→ **Work to do**
Output only the lines running from the line bearing "What Altair code" through the line bearing "in_y_ticks = [0.0, 1.0, 2.0, 3.0]", character for character.
— START OF Records for this exercise —
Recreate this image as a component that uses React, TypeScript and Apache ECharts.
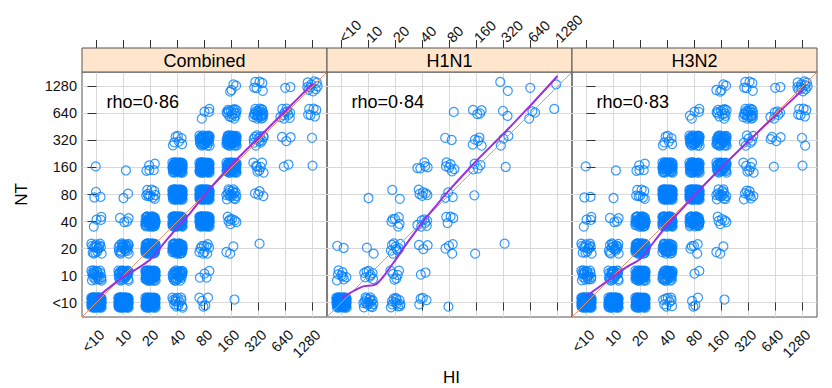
— END OF Records for this exercise —
— START OF Records for this exercise —
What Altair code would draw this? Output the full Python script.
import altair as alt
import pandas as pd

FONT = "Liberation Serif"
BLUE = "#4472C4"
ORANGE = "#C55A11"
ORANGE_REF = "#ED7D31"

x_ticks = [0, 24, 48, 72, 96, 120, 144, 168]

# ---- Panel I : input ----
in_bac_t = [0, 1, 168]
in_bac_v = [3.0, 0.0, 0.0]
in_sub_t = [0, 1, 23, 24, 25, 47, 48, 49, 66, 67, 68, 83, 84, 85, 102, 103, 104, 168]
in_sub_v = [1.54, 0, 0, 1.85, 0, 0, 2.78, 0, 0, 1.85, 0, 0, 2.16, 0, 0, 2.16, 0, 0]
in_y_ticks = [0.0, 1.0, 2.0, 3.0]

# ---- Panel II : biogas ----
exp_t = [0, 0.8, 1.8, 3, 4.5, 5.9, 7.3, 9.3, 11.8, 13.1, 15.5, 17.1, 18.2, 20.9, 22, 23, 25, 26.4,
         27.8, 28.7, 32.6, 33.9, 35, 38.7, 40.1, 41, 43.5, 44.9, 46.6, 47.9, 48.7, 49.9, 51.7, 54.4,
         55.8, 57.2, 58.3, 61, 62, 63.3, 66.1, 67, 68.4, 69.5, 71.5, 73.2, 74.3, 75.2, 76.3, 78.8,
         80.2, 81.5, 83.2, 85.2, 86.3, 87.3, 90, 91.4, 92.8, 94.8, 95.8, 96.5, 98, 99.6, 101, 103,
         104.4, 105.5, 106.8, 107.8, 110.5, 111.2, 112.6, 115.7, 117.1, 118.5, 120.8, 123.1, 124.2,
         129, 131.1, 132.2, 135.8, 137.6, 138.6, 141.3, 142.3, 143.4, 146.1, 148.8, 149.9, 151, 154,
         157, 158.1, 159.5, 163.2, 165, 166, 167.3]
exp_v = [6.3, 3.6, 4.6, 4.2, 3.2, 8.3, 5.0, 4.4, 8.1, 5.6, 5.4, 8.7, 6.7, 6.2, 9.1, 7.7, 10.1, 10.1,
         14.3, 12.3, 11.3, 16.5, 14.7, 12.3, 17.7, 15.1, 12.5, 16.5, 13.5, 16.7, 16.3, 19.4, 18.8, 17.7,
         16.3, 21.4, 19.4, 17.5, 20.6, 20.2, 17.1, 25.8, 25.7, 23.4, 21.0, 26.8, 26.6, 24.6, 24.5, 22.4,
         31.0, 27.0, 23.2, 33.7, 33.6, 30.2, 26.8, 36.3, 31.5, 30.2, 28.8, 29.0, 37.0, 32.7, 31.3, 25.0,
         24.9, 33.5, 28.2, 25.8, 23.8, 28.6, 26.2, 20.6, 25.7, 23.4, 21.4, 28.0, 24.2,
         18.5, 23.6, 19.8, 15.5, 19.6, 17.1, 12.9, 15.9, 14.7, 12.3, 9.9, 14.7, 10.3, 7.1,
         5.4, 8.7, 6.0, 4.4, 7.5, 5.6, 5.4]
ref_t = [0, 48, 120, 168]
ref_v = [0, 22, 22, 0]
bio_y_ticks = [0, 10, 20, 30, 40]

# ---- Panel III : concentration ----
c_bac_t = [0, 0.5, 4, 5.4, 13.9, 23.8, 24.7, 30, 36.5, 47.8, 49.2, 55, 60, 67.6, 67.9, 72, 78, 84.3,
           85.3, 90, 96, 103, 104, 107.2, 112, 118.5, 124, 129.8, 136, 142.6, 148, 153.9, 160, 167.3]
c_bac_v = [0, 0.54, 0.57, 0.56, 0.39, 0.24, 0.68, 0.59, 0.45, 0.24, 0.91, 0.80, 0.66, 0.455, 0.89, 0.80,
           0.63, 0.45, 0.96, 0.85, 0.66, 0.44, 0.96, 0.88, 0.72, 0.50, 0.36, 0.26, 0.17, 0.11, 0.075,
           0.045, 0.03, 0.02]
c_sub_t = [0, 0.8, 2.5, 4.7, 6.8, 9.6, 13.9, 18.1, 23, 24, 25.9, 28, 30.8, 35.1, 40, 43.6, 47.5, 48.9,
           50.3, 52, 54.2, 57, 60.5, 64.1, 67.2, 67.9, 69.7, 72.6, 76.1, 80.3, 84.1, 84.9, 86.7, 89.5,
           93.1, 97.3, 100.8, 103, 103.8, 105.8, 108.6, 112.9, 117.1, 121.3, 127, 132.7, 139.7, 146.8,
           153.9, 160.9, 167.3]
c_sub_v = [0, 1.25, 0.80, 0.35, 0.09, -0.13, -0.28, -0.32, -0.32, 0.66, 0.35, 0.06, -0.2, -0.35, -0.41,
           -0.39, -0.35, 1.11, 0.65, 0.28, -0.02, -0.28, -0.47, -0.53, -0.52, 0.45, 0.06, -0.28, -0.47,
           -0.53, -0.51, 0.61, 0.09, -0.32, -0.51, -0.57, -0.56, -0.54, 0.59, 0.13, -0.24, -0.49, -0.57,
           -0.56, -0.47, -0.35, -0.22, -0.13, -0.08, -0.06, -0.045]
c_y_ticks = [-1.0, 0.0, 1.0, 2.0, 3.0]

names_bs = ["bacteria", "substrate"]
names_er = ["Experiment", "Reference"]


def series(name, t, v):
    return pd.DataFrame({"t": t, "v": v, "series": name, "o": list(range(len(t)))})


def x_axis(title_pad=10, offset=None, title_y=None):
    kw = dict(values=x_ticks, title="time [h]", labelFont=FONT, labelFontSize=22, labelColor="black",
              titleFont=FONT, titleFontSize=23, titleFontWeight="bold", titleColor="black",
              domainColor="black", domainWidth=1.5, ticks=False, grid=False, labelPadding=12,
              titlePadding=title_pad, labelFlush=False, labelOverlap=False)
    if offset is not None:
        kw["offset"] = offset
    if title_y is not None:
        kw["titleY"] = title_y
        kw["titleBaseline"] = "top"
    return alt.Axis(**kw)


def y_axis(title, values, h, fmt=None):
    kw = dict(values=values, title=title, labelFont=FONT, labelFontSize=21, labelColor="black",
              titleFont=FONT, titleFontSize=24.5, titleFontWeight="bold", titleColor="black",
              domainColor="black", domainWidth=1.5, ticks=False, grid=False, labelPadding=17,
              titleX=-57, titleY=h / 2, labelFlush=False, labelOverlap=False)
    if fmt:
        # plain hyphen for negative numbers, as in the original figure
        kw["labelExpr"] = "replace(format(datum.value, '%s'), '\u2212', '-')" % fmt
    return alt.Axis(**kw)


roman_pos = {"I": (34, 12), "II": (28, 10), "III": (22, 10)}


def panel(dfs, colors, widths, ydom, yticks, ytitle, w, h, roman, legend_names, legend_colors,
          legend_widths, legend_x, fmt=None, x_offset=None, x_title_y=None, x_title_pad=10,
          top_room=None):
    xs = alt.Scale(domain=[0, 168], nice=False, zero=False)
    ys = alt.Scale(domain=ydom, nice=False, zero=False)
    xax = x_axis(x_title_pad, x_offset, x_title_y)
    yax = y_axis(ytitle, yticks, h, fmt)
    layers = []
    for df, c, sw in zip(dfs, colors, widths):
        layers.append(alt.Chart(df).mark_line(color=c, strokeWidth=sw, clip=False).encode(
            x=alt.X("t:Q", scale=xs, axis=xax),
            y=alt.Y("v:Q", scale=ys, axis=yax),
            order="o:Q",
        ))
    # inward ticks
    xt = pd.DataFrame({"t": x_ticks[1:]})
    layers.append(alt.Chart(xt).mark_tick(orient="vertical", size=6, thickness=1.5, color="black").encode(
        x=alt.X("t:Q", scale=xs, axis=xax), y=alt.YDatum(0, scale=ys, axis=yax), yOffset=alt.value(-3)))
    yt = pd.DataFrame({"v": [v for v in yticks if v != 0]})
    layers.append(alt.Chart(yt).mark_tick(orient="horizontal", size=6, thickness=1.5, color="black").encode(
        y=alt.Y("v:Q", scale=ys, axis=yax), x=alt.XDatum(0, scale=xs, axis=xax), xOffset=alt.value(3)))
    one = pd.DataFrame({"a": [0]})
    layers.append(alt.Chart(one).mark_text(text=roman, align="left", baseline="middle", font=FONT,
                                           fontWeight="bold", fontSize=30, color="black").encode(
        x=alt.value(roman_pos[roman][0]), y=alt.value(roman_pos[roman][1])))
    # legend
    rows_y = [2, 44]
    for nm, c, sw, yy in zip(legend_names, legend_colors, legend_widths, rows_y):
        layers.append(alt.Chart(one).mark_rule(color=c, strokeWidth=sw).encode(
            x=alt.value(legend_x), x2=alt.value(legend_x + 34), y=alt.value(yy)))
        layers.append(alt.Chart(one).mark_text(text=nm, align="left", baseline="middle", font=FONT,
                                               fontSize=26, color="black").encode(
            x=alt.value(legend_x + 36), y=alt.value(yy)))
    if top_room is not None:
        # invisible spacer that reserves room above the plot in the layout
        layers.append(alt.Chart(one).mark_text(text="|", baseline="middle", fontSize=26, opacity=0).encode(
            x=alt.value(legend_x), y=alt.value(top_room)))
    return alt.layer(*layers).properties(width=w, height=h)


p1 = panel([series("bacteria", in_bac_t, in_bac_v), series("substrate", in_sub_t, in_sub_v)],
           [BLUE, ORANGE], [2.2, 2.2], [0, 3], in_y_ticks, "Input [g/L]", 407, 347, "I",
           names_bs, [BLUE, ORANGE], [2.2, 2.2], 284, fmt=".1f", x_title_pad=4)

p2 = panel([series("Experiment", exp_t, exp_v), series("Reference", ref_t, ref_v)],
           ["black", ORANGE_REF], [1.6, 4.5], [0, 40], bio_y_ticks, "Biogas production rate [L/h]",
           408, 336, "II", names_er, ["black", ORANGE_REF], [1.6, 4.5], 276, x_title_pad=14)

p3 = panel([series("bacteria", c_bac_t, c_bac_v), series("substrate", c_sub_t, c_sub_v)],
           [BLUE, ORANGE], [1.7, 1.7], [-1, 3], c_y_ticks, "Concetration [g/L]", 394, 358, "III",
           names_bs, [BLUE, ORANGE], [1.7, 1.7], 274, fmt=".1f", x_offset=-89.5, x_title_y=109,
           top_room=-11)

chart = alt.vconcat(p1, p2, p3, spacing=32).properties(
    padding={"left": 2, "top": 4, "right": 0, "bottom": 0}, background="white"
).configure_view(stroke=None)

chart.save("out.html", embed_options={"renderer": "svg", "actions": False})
— END OF Records for this exercise —
→ **Task result**
What Altair code would draw this? Output the full Python script.
import altair as alt
import pandas as pd

FONT = "Liberation Serif"
BLUE = "#4472C4"
ORANGE = "#C55A11"
ORANGE_REF = "#ED7D31"

x_ticks = [0, 24, 48, 72, 96, 120, 144, 168]

# ---- Panel I : input ----
in_bac_t = [0, 1, 168]
in_bac_v = [3.0, 0.0, 0.0]
in_sub_t = [0, 1, 23, 24, 25, 47, 48, 49, 66, 67, 68, 83, 84, 85, 102, 103, 104, 168]
in_sub_v = [1.54, 0, 0, 1.85, 0, 0, 2.78, 0, 0, 1.85, 0, 0, 2.16, 0, 0, 2.16, 0, 0]
in_y_ticks = [0.0, 1.0, 2.0, 3.0]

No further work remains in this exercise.